Tulip (an always-reliable Ruth Negga) has decidedly less to do, spending much of the season under Madame L’Angelle's thrall, but she still manages to snag some great scenes. Her imprisonment in Purgatory is a disturbing and surreal plunge into her own family traumas, making you wonder how bad her Hell could get. On the other hand, she gets to meet God, now concretely depicted as a man in a dog costume. She also gets a delightful odd-couple teamup with the Grail's fanatical and long-suffering Agent Featherstone, staging a heist on a Japanese soul warehouse under the cover of some rather unorthodox workplace harassment training. I like these characters and I like them together. Hopefully they get to square off properly next year.

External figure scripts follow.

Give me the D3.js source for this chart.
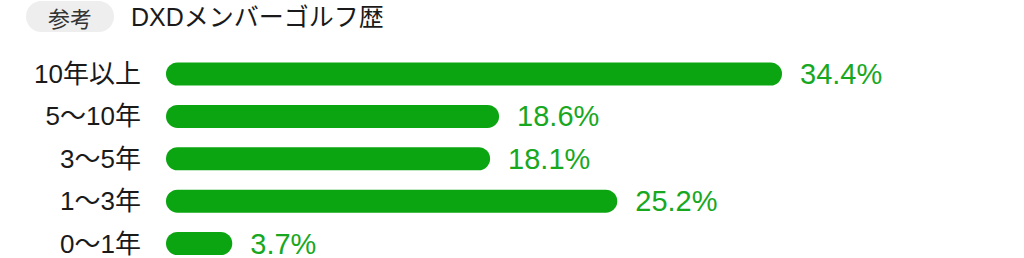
<!DOCTYPE html>
<html lang="ja">
<head>
<meta charset="utf-8">
<script src="https://d3js.org/d3.v7.min.js"></script>
<style>
  body { margin: 0; background: #fff; }
</style>
</head>
<body>
<script>
// data
const badge = "参考";
const title = "DXDメンバーゴルフ歴";
const categories = ["10年以上", "5〜10年", "3〜5年", "1〜3年", "0〜1年"];
const values = [34.4, 18.6, 18.1, 25.2, 3.7];

const W = 1024, H = 258;
const barLeft = 166, barH = 23;
const green = "#0ca512", textGreen = "#18a81f";
const jp = "'Liberation Sans', 'Noto Sans CJK JP', sans-serif";

const svg = d3.select("body").append("svg")
  .attr("width", W).attr("height", H);

// header
svg.append("rect")
  .attr("x", 26).attr("y", 1).attr("width", 88).attr("height", 31)
  .attr("rx", 15.5).attr("fill", "#eeeeee");
svg.append("text")
  .attr("x", 70).attr("y", 17)
  .attr("text-anchor", "middle").attr("dominant-baseline", "central")
  .style("font-family", "'Noto Sans CJK JP', sans-serif").style("font-size", "22px")
  .attr("fill", "#333").text(badge);
svg.append("text")
  .attr("x", 131).attr("y", 17)
  .attr("dominant-baseline", "central")
  .style("font-family", jp).style("font-size", "25px")
  .attr("fill", "#1a1a1a").text(title);

// scales
const x = d3.scaleLinear().domain([0, 34.4]).range([0, 616]);
const y = d3.scalePoint().domain(categories).range([74, 243.5]);

const rows = categories.map((c, i) => ({ cat: c, v: values[i] }));

svg.selectAll(".bar").data(rows).join("rect")
  .attr("class", "bar")
  .attr("x", barLeft)
  .attr("y", d => y(d.cat) - barH / 2)
  .attr("width", d => x(d.v))
  .attr("height", barH)
  .attr("rx", barH / 2)
  .attr("fill", green);

svg.selectAll(".cat").data(rows).join("text")
  .attr("class", "cat")
  .attr("x", 141).attr("y", d => y(d.cat))
  .attr("text-anchor", "end").attr("dominant-baseline", "central")
  .style("font-family", jp).style("font-size", "26px")
  .attr("fill", "#1a1a1a")
  .text(d => d.cat);

svg.selectAll(".val").data(rows).join("text")
  .attr("class", "val")
  .attr("x", d => barLeft + x(d.v) + 18).attr("y", d => y(d.cat))
  .attr("dominant-baseline", "central")
  .style("font-family", "'Liberation Sans', sans-serif").style("font-size", "29px")
  .attr("fill", textGreen)
  .text(d => d.v.toFixed(1) + "%");
</script>
</body>
</html>
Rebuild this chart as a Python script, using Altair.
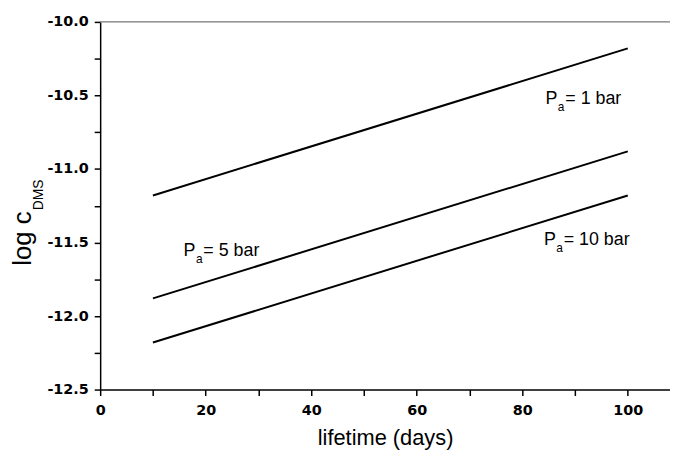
import altair as alt
import pandas as pd

# ---- data ----
lifetime = [10, 100]
series = ["1 bar", "5 bar", "10 bar"]
logc_1bar = [-11.18, -10.18]
logc_5bar = [-11.88, -10.88]
logc_10bar = [-12.18, -11.18]

label_text = ["= 1 bar", "= 5 bar", "= 10 bar"]
label_x = [84.4, 15.8, 84.1]
label_y = [-10.561, -11.595, -11.516]

x_ticks = [0, 10, 20, 30, 40, 50, 60, 70, 80, 90, 100]
y_ticks = [-12.5, -12.25, -12.0, -11.75, -11.5, -11.25, -11.0, -10.75, -10.5, -10.25, -10.0]

# ---- tables ----
rows = []
for name, vals in zip(series, [logc_1bar, logc_5bar, logc_10bar]):
    for t, v in zip(lifetime, vals):
        rows.append({"series": name, "lifetime": t, "logc": v})
lines_df = pd.DataFrame(rows)
labels_df = pd.DataFrame({"lifetime": label_x, "logc": label_y, "rest": label_text,
                          "P": ["P"] * 3, "sub": ["a"] * 3})

W, H = 575, 371
FONT = "Liberation Sans"

x_enc = alt.X("lifetime:Q",
              scale=alt.Scale(domain=[0, 108], nice=False, zero=False),
              axis=alt.Axis(values=x_ticks,
                            labelExpr="datum.value % 20 == 0 ? datum.label : ''",
                            title="lifetime (days)", grid=False,
                            labelOverlap=False, labelFlush=False,
                            titleFont=FONT, titleFontSize=22, titleFontWeight="normal",
                            titlePadding=11, titleColor="black"))
y_enc = alt.Y("logc:Q",
              scale=alt.Scale(domain=[-12.5, -10.0], nice=False, zero=False),
              axis=alt.Axis(values=y_ticks,
                            labelExpr="abs(datum.value*2 - round(datum.value*2)) < 0.01 ? replace(format(datum.value, '.1f'), '\u2212', '-') : ''",
                            title=None, grid=False, labelOverlap=False, labelFlush=False))

lines = alt.Chart(lines_df).mark_line(color="black", strokeWidth=2).encode(
    x=x_enc, y=y_enc, detail="series:N")

p_text = alt.Chart(labels_df).mark_text(
    align="left", baseline="alphabetic", font=FONT, fontSize=18, color="black"
).encode(x=x_enc, y=y_enc, text="P:N")
sub_text = alt.Chart(labels_df).mark_text(
    align="left", baseline="alphabetic", font=FONT, fontSize=12, color="black", dx=12.5, dy=7
).encode(x=x_enc, y=y_enc, text="sub:N")
rest_text = alt.Chart(labels_df).mark_text(
    align="left", baseline="alphabetic", font=FONT, fontSize=18, color="black", dx=20
).encode(x=x_enc, y=y_enc, text="rest:N")

ytitle_main = alt.Chart(pd.DataFrame({"t": ["log c"]})).mark_text(
    align="left", baseline="alphabetic", angle=270, font=FONT, fontSize=26, color="black"
).encode(x=alt.value(-69.3), y=alt.value(246), text="t:N")
ytitle_sub = alt.Chart(pd.DataFrame({"t": ["DMS"]})).mark_text(
    align="left", baseline="alphabetic", angle=270, font=FONT, fontSize=14, color="black"
).encode(x=alt.value(-57.7), y=alt.value(190), text="t:N")

top_rule = alt.Chart(pd.DataFrame({"a": [0]})).mark_rule(color="#777777", strokeWidth=1.2).encode(
    x=alt.value(0), x2=alt.value(W), y=alt.value(0))

chart = alt.layer(lines, p_text, sub_text, rest_text, ytitle_main, ytitle_sub, top_rule).properties(
    width=W, height=H,
    background="white",
    autosize=alt.AutoSizeParams(type="none"),
    padding={"left": 93, "top": 12, "right": 0, "bottom": 66},
).configure_view(stroke=None).configure_axis(
    domainColor="black", domainWidth=1.5, tickColor="black", tickWidth=1.5, tickSize=6,
    labelFont="DejaVu Sans", labelFontWeight="bold", labelFontSize=14.5, labelColor="black",
    labelPadding=6,
).configure_axisX(labelPadding=8)

chart.save("out.html", embed_options={"renderer": "svg", "actions": False})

Irish vampire Cassidy doesn't escape the family trauma theme - but his trauma comes via a new, adopted family. After unpleasant treatment at the hands of TC, Jody, and their underground fighting ring, he ventures outward, meeting powerful vampire dandy Eccarius (a spectacularly debonair Adam Croasdell), who introduces him to his “Children of Blood.” Eccarius’ wannabe vampire cult is pretty hilarious, as nakedly a ploy for popularity as it is for blood. Indeed, his inevitable betrayal is hardly surprising. But it's a hell of a lot of fun, and the story's resolution - which sees Eccarius devoured by his own followers - is incredibly satisfying. What a tragedy, then, that they all burn to death soon afterwards.

Preacher's trio of Hellbound miscreants - the Saint of Killers, Eugene “Arseface” Root, and Adolf Hitler - sadly spend a lot of time not doing much this season. It revolves around the Saint, sent on a mission by Satan himself (Jason Douglas, wonderfully hammy) to capture the two Hell escapees. The Saint experiencing little real resistance extracting Eugene from his orphanage and Hitler from his sandwich-artist job, despite protestations. After a few hitches, the Saint brings the pair back to Hell, gets his weapons back, and promptly shoots Satan - who evidently isn't immune to the Saint's bullets. And thus, the Saint and Eugene strike out to kill Jesse Custer, while Hitler takes his inevitable place as ruler of Hell, alongside Erinn Ruth's put-upon Angel of Death.

All in all, a satisfying season of television, then, delivering plentiful blasphemous weirdness while also peeking under its protagonists’ emotional hoods. We saw more of this universe's approach to religious lore, including a Doomlike vision of Hell. We also experienced tweaked and remixed versions of plotlines from the graphic novels, in some cases told better than the source material. And the sight gags just keep getting more ridiculous. Fun!

What will happen next season, if there is one? This set of episodes concludes with a multi-pronged cliffhanger. The L’Angelle situation may have come to a close, but Jesse now has to contend with the Grail, armed to the teeth and led by a freshly-minted, bloodthirsty Allfather Starr (who, I've realised, is basically Evil Blackadder), and a similarly rearmed Saint of Killers. That Tulip's with him is small reassurance. Cassidy is also under Grail captivity, as bait for Jesse, while Humperdoo clones are apparently roaming free. There's also the greater looming conflict between Heaven and Hell, given God's continued absence, Hitler's new rise to power, and the increased intervention of holy beings into Earthly happenings.

Put it this way: if Preacher's fourth season turns out to be its last, it's all set up to be an enormous blowout of a conclusion.